A reconsideration of the thermodynamics of phase‐change switching

Phase‐change random access memory (PCRAM) holds great promise as a future non‐volatile memory technology. All PCRAM devices have an inextricable relationship with thermodynamics. To make a memory cell crystallize or amorphize by injecting and removing thermal energy as a repetitive memory cycle results in the generation of entropy. In the study and development of PCRAM, the entropic part in the total energy has been neglected in the thermo‐dynamical system. In this paper, we discuss entropic energy losses through simple calculations based on the Sackur–Tetrode equation and compare the results with those obtained by first‐principles computer simulations. In addition, using a structure specific entropy generation model, we verify how much input energy is wasted in phase‐change memory cells fabricated with a Ge 2 Sb 2 Te 5 alloy‐layer or a simulation optimized [(GeTe) 2 (Sb 2 Te 3 ) 4 ] 7 multilayer structure. According to a detailed analysis, the entropy derived from application of the Sackur–Tetrode equation is in good agreement with results derived from first‐principles simulations. Our experimental device fabricated using an entropy‐controlled phase‐change design resulted in significant efficiency improvements.
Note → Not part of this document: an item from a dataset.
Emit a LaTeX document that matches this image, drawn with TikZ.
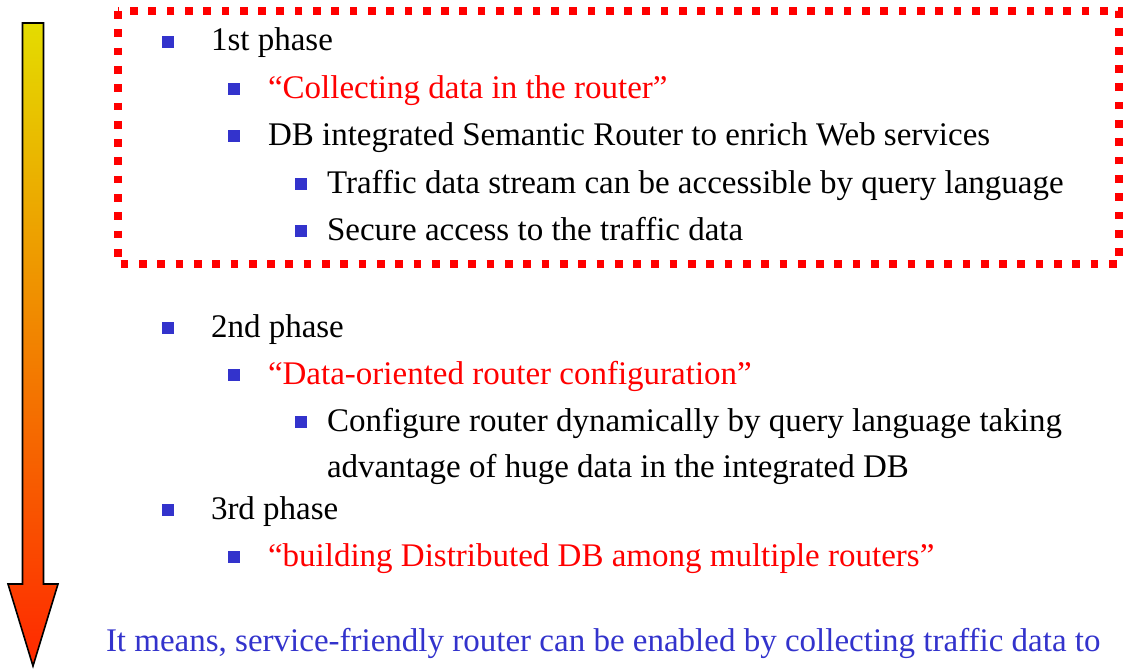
\documentclass[tikz,border=0pt]{standalone}
\usepackage{fontspec}
\setmainfont{Liberation Serif}
\definecolor{bulblue}{RGB}{51,51,204}
\definecolor{txtred}{RGB}{255,0,0}
\definecolor{arrtop}{RGB}{228,220,0}
\definecolor{arrbot}{RGB}{255,40,0}
\begin{document}
\begin{tikzpicture}[x=1pt,y=-1pt,
  txt/.style={anchor=base west, inner sep=0pt, outer sep=0pt, font=\fontsize{33}{40}\selectfont},
  redtxt/.style={txt, text=txtred},
  bul/.style={fill=bulblue, minimum size=11.5pt, inner sep=0pt, outer sep=0pt, anchor=center},
  phasebox/.style={draw=txtred, line width=8pt, dash pattern=on 7.7pt off 10.6pt}
]
\useasboundingbox (0,0) rectangle (1127,669);
% gradient arrow
\coordinate (a1) at (22.5,23);
\coordinate (a2) at (43.5,23);
\coordinate (a3) at (43.5,584);
\coordinate (a4) at (58,584);
\coordinate (a5) at (33,666);
\coordinate (a6) at (8,584);
\coordinate (a7) at (22.5,584);
\shade[top color=arrtop, bottom color=arrbot] (a1) -- (a2) -- (a3) -- (a4) -- (a5) -- (a6) -- (a7) -- cycle;
\draw[line width=1.6pt, line join=miter] (a1) -- (a2) -- (a3) -- (a4) -- (a5) -- (a6) -- (a7) -- cycle;
% dotted frame
\draw[phasebox] (117.5,11) rectangle (1119,264);
% level-1 / 2 / 3 bullets and texts
\node[bul] (b1) at (168,42) {};
\node[txt] (t1) at (211,51) {1st phase};
\node[bul] (b2) at (234,89) {};
\node[redtxt] (t2) at (268,98) {“Collecting data in the router”};
\node[bul] (b3) at (234,136) {};
\node[txt] (t3) at (268,145) {DB integrated Semantic Router to enrich Web services};
\node[bul] (b4) at (301,184) {};
\node[txt] (t4) at (327,193) {Traffic data stream can be accessible by query language};
\node[bul] (b5) at (301,231) {};
\node[txt] (t5) at (327,240) {Secure access to the traffic data};
\node[bul] (b6) at (168,328) {};
\node[txt] (t6) at (211,337) {2nd phase};
\node[bul] (b7) at (234,375) {};
\node[redtxt] (t7) at (268,384) {“Data-oriented router configuration”};
\node[bul] (b8) at (301,422) {};
\node[txt] (t8) at (327,431) {Configure router dynamically by query language taking};
\node[txt] (t9) at (327,477) {advantage of huge data in the integrated DB};
\node[bul] (b10) at (168,510) {};
\node[txt] (t10) at (211,519) {3rd phase};
\node[bul] (b11) at (234,557) {};
\node[redtxt] (t11) at (268,566) {“building Distributed DB among multiple routers”};
\node[txt, text=bulblue] (t12) at (106,651) {It means, service-friendly router can be enabled by collecting traffic data to};
\end{tikzpicture}
\end{document}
Relative to a Ge 2 Sb 2 Te 5 alloy‐layer device, the new multilayer device exhibited a 82% improvement in energy efficiency for a transition from the high‐ to the low‐resistivity state and with a 64% improvement in efficiency for a transition from the low‐ to the high‐resistivity state. This new entropic‐energy‐loss optimized device was able to return to the high‐resistivity state at approximately the same current as that required for the low‐resistivity state of the alloy device.